▶ **WORK INSTRUCTIONS**: Using the listing below, please print exactly the lines from the one with "Reproduce this chart with matplotlib." through the one with "import numpy as np". Leave out every picture.

▶ **SOURCE RECORDS**:
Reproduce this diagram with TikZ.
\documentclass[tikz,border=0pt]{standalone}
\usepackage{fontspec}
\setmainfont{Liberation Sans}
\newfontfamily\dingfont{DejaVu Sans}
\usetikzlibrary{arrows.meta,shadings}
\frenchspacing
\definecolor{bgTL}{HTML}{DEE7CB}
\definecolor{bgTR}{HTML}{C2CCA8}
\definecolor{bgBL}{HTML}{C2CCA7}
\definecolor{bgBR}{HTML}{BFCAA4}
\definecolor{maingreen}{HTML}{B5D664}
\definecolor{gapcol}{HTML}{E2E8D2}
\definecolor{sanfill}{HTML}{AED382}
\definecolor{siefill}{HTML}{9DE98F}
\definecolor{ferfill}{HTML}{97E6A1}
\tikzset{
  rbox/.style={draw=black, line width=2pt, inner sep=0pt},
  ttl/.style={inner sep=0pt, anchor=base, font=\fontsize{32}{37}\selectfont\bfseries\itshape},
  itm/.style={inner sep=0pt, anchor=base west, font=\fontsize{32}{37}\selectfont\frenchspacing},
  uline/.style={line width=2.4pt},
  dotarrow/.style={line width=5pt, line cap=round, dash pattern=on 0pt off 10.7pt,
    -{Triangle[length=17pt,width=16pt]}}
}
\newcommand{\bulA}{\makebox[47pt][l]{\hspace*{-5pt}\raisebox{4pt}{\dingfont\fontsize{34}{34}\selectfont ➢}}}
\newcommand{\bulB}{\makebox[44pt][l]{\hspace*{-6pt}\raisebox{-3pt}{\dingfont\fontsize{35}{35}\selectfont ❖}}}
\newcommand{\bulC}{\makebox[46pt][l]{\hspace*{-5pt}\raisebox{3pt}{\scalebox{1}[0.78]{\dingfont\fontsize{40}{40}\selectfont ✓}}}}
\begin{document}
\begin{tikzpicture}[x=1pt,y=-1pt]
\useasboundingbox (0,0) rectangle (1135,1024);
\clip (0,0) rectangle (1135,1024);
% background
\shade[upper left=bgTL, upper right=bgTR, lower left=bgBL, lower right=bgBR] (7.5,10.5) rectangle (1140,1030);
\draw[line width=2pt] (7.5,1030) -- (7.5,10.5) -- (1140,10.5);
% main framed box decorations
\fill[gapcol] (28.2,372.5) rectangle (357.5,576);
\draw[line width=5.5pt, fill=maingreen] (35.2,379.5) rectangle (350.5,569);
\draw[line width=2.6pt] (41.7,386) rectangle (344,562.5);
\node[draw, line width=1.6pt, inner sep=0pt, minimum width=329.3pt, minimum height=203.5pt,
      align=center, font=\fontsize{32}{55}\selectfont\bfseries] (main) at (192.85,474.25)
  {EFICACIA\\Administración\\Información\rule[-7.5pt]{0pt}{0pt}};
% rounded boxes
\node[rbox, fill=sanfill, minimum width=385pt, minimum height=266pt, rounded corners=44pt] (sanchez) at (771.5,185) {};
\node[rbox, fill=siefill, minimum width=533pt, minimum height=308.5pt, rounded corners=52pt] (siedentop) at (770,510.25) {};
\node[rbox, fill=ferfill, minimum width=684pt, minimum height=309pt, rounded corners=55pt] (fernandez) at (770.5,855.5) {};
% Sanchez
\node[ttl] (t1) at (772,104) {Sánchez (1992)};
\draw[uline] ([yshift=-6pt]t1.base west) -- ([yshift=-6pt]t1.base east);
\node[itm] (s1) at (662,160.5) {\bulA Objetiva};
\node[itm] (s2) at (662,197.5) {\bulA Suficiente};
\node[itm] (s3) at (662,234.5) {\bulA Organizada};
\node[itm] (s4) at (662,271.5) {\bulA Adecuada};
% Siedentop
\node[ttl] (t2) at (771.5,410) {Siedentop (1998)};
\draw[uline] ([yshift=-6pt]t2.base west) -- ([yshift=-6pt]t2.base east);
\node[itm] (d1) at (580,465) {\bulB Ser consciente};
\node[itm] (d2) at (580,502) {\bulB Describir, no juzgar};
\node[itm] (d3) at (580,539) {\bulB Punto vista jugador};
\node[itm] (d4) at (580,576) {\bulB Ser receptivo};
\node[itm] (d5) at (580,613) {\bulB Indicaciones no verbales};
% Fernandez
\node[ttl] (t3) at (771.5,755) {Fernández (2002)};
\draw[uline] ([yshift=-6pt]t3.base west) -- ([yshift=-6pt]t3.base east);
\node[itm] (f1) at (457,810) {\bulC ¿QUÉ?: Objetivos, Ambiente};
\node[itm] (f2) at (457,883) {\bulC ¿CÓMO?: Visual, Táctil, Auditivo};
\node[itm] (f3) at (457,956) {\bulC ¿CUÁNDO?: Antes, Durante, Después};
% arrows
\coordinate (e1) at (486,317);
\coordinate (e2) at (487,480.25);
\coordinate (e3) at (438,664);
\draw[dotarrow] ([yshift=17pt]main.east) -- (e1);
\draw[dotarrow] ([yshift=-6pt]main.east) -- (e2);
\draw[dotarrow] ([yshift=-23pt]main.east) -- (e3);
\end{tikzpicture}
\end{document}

* * *

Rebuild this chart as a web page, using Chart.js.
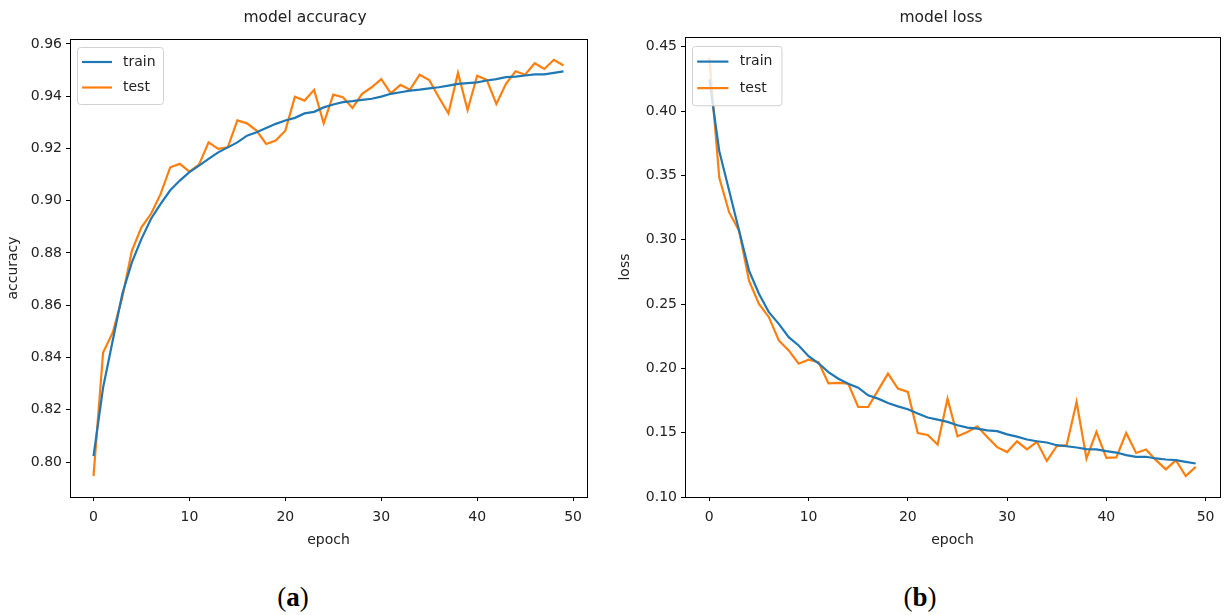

* * *

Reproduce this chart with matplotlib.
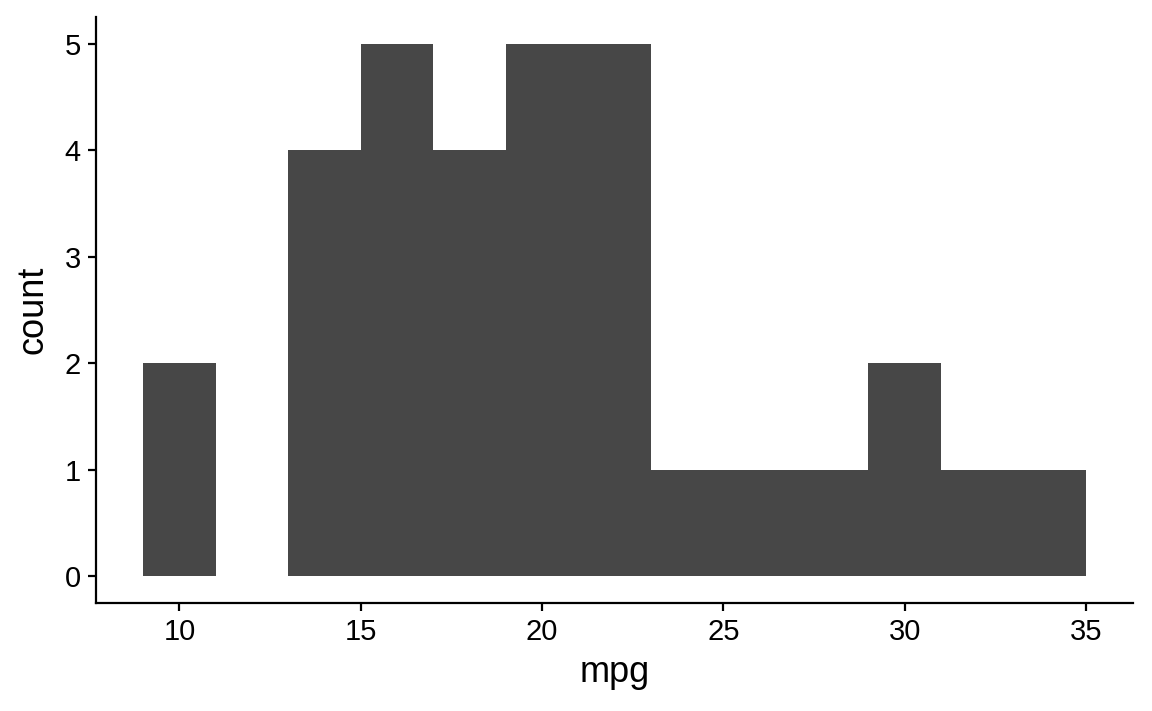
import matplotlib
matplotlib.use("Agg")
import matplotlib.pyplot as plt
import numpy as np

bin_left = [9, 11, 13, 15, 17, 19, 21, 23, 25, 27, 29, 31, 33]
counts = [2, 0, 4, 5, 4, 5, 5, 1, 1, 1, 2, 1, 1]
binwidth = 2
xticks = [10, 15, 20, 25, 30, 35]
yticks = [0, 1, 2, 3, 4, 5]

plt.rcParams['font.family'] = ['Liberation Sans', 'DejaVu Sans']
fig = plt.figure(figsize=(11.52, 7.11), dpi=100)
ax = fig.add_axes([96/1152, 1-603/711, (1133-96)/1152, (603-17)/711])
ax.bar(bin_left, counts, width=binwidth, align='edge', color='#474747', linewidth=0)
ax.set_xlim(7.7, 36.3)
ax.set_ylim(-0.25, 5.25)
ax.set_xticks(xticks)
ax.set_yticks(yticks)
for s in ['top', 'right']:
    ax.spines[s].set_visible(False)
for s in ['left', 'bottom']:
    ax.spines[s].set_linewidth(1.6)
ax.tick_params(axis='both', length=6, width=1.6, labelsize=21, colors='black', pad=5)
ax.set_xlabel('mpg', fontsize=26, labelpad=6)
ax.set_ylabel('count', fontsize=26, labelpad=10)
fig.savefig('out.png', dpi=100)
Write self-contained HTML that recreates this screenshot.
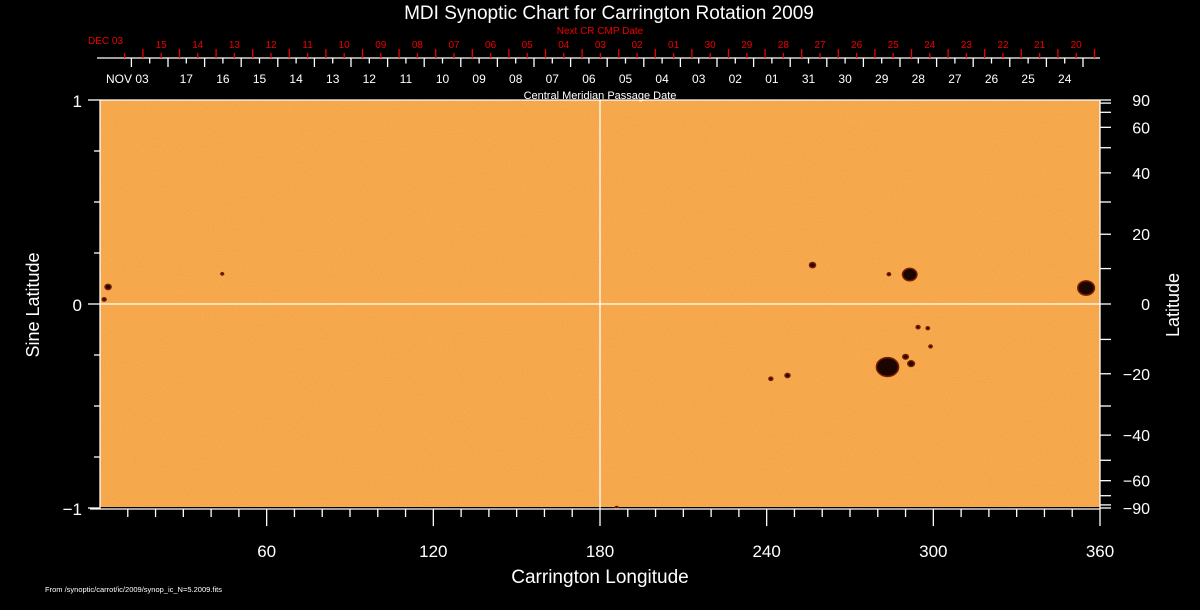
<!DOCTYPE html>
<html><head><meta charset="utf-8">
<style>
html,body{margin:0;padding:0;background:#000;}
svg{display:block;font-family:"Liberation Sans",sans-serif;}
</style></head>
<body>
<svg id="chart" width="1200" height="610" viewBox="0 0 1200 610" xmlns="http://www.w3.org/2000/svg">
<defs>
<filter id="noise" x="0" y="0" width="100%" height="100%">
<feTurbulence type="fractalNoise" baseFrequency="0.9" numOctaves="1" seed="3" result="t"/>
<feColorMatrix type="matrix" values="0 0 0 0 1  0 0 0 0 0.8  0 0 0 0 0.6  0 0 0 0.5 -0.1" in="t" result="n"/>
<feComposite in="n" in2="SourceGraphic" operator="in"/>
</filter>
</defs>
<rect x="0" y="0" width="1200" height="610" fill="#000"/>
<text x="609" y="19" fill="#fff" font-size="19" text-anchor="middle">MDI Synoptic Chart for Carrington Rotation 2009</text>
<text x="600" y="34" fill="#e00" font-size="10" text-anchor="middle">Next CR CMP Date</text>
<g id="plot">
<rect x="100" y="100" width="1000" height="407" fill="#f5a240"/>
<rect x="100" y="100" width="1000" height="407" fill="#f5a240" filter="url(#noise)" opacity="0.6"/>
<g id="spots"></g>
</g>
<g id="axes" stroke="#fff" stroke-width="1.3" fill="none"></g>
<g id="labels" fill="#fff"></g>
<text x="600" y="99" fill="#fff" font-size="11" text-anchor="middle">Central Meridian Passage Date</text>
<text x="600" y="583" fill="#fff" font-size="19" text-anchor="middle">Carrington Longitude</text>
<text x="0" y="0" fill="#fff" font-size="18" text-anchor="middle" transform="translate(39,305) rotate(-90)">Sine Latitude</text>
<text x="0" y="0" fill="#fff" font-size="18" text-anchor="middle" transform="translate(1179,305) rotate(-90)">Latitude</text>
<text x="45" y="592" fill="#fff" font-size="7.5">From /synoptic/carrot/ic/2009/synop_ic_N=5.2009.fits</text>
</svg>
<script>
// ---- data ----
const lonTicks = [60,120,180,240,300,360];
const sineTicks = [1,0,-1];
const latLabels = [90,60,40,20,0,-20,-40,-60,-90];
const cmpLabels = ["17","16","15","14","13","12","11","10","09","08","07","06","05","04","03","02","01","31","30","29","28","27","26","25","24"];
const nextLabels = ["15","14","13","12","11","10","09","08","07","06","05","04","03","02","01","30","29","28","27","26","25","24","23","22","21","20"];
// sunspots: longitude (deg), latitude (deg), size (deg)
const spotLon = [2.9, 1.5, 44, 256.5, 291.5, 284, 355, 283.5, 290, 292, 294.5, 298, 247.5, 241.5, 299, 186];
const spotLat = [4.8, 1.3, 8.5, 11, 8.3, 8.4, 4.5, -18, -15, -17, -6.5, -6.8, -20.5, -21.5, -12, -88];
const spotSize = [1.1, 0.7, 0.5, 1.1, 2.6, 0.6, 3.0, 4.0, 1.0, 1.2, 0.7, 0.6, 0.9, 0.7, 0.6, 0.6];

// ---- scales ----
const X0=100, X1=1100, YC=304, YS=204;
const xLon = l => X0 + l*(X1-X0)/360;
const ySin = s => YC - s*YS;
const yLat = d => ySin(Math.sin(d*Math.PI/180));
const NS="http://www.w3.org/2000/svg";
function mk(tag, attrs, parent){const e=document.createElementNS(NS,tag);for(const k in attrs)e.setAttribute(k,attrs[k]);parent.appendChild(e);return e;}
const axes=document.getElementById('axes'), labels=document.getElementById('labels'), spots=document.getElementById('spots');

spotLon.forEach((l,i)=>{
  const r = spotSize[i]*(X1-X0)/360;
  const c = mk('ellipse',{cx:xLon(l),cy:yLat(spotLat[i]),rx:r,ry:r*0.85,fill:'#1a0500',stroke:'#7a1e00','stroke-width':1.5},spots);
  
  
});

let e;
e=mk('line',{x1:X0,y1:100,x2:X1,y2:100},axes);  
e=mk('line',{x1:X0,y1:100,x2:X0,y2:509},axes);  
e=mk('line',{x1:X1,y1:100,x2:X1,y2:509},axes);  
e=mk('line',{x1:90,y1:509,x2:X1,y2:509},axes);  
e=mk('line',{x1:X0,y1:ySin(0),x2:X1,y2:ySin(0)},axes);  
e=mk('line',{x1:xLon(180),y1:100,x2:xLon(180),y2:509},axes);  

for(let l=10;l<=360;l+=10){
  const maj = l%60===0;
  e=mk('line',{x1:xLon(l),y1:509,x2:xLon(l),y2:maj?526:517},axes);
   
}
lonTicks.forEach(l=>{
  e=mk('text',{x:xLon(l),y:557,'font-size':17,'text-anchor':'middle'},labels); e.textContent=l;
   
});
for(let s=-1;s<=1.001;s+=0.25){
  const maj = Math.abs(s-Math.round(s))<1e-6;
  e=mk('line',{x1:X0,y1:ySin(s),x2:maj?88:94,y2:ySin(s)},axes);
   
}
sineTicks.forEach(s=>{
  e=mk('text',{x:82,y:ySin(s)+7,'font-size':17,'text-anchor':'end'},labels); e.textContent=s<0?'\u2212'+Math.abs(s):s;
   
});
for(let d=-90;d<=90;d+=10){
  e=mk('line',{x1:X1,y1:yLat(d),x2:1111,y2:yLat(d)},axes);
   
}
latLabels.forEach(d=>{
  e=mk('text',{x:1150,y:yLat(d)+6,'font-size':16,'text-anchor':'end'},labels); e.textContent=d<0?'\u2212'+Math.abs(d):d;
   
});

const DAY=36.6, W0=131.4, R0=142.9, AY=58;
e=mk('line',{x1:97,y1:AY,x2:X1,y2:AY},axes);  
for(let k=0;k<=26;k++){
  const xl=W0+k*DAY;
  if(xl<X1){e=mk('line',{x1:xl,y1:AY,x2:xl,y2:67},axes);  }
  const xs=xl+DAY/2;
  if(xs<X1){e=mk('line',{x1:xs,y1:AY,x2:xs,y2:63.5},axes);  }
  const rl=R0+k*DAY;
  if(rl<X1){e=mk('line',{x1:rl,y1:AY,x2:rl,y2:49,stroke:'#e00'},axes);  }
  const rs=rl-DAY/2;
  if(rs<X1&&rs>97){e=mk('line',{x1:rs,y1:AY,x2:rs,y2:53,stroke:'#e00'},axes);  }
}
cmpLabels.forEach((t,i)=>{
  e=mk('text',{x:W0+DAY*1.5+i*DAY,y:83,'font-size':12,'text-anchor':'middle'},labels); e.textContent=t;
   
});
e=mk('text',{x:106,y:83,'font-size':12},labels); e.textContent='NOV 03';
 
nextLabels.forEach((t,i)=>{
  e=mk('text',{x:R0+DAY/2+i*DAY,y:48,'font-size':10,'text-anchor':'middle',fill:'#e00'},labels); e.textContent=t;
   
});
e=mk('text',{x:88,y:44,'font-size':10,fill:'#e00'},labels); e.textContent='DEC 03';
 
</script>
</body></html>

▶ **RESULT FOR THIS EXERCISE**:
Reproduce this chart with matplotlib.
import matplotlib
matplotlib.use("Agg")
import matplotlib.pyplot as plt
import numpy as np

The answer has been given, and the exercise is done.